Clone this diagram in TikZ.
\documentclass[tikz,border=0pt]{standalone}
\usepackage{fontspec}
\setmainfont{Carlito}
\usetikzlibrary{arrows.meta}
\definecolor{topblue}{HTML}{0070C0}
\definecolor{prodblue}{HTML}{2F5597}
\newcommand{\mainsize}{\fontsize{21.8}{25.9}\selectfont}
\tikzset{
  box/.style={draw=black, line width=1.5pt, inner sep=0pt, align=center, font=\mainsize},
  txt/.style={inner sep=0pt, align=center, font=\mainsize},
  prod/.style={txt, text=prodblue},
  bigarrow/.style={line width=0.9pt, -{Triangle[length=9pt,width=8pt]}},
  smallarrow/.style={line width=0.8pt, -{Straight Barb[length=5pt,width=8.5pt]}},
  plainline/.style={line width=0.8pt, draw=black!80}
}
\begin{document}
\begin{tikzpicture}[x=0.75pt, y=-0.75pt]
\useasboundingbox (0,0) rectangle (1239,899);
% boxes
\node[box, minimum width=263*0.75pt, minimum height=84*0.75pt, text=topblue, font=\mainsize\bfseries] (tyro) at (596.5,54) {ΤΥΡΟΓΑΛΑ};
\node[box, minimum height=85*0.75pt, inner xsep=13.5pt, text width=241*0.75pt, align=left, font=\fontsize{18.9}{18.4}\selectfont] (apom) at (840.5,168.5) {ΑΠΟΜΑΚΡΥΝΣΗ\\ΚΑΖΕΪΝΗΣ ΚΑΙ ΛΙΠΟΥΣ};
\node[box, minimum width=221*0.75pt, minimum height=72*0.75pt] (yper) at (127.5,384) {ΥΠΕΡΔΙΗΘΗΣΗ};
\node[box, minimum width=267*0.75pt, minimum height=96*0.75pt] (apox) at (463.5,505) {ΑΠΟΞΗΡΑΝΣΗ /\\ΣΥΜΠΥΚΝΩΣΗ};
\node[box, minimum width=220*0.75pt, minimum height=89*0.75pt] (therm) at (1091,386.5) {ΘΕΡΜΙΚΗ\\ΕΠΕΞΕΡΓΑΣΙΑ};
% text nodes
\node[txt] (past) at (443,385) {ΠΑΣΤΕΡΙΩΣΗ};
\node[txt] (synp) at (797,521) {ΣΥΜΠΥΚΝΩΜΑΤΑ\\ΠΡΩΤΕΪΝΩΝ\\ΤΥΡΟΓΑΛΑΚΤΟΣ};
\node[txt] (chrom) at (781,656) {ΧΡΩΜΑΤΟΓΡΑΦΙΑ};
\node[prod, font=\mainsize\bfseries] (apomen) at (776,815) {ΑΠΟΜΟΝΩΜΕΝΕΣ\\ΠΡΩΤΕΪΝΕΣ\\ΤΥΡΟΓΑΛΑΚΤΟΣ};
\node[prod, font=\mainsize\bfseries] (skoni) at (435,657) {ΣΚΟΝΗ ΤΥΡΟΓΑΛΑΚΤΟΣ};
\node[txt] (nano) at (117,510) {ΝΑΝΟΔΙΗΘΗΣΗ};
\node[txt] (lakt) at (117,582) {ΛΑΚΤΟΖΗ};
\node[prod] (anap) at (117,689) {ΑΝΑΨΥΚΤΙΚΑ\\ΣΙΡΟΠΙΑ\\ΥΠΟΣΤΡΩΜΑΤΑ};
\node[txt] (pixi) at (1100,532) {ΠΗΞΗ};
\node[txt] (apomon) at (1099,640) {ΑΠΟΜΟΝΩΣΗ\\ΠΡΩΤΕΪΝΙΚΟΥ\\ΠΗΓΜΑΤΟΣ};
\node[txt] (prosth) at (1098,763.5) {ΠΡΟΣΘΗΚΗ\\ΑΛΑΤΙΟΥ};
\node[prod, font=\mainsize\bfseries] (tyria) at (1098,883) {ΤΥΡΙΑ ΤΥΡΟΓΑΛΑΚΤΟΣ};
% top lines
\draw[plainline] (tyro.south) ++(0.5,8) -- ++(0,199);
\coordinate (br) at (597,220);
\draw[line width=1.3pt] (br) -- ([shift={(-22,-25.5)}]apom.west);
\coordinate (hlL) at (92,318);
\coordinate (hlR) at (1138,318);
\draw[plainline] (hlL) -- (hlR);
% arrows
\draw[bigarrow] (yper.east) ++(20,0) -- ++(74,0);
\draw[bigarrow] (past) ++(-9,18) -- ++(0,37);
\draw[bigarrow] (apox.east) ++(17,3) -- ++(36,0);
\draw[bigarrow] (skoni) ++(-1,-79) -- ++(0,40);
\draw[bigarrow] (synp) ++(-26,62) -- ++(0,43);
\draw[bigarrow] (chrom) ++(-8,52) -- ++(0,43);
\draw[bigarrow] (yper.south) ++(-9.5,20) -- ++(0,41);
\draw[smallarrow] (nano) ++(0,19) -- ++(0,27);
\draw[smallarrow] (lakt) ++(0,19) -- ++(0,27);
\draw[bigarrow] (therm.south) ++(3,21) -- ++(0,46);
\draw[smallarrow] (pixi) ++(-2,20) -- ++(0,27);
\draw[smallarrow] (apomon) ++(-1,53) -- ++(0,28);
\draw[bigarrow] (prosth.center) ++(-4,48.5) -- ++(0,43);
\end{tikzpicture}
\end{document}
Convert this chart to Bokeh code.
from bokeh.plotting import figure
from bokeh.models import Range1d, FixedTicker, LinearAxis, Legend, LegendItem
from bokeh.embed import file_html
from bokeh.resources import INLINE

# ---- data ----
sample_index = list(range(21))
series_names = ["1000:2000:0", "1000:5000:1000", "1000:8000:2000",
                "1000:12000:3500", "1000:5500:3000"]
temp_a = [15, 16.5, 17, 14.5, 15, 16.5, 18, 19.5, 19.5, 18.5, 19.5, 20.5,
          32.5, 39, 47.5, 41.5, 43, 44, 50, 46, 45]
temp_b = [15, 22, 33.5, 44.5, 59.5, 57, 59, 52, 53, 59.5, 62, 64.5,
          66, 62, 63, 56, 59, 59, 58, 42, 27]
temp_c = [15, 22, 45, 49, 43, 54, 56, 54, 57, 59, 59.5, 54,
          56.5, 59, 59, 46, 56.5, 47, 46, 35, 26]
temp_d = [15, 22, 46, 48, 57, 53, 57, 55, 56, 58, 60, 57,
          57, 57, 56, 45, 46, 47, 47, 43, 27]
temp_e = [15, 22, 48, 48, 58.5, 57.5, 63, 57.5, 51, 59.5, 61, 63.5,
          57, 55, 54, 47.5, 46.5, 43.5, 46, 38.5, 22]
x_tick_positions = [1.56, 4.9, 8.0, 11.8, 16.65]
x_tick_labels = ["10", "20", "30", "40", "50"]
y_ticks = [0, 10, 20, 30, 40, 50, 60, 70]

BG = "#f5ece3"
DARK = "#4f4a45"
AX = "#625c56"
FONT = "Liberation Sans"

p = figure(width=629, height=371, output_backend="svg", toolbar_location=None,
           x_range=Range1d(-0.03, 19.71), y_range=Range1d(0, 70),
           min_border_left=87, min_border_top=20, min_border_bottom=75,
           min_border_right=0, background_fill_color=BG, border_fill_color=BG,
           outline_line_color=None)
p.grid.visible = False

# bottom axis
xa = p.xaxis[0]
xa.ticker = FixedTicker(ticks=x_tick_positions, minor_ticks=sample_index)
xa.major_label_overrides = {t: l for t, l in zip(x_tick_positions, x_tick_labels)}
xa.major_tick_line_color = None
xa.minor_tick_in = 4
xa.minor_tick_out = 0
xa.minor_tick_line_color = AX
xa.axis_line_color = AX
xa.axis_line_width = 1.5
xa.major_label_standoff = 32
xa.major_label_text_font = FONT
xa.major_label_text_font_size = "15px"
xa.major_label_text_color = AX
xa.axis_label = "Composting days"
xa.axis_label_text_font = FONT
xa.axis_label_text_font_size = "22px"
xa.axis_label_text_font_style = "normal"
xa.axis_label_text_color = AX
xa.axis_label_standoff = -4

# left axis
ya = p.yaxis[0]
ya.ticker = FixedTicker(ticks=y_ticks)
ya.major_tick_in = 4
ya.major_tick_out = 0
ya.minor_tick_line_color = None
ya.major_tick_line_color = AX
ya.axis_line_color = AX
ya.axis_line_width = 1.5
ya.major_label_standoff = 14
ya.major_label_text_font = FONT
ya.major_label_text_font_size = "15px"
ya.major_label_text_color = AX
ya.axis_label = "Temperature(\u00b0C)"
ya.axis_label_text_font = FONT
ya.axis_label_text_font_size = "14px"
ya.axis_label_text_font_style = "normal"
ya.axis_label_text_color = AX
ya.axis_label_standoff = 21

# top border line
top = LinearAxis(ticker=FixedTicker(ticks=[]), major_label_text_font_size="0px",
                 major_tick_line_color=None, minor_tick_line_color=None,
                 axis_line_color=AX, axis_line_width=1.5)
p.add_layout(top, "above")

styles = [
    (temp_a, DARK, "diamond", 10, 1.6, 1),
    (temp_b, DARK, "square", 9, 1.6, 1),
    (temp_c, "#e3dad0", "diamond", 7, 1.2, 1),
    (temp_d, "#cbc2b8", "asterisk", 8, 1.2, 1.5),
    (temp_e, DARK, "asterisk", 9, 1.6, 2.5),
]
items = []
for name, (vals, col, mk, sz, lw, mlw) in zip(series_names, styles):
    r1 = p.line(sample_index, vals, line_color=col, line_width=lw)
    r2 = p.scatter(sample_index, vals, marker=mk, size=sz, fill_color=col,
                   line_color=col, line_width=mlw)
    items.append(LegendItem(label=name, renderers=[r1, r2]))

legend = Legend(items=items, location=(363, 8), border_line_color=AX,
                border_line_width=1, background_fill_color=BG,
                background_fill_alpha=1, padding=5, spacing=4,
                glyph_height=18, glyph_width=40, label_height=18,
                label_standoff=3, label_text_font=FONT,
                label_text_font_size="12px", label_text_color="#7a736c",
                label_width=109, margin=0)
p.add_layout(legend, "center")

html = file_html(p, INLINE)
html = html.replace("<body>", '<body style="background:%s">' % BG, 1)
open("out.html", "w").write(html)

——

> **STATED EXERCISE**: Quote the lines that begin at the line containing "Convert this chart to Bokeh code." and end at the line containing "from bokeh.resources import INLINE", keeping both of those lines.

> **TASK RESPONSE**:
Convert this chart to Bokeh code.
from bokeh.plotting import figure
from bokeh.models import Range1d, FixedTicker, LinearAxis, Legend, LegendItem
from bokeh.embed import file_html
from bokeh.resources import INLINE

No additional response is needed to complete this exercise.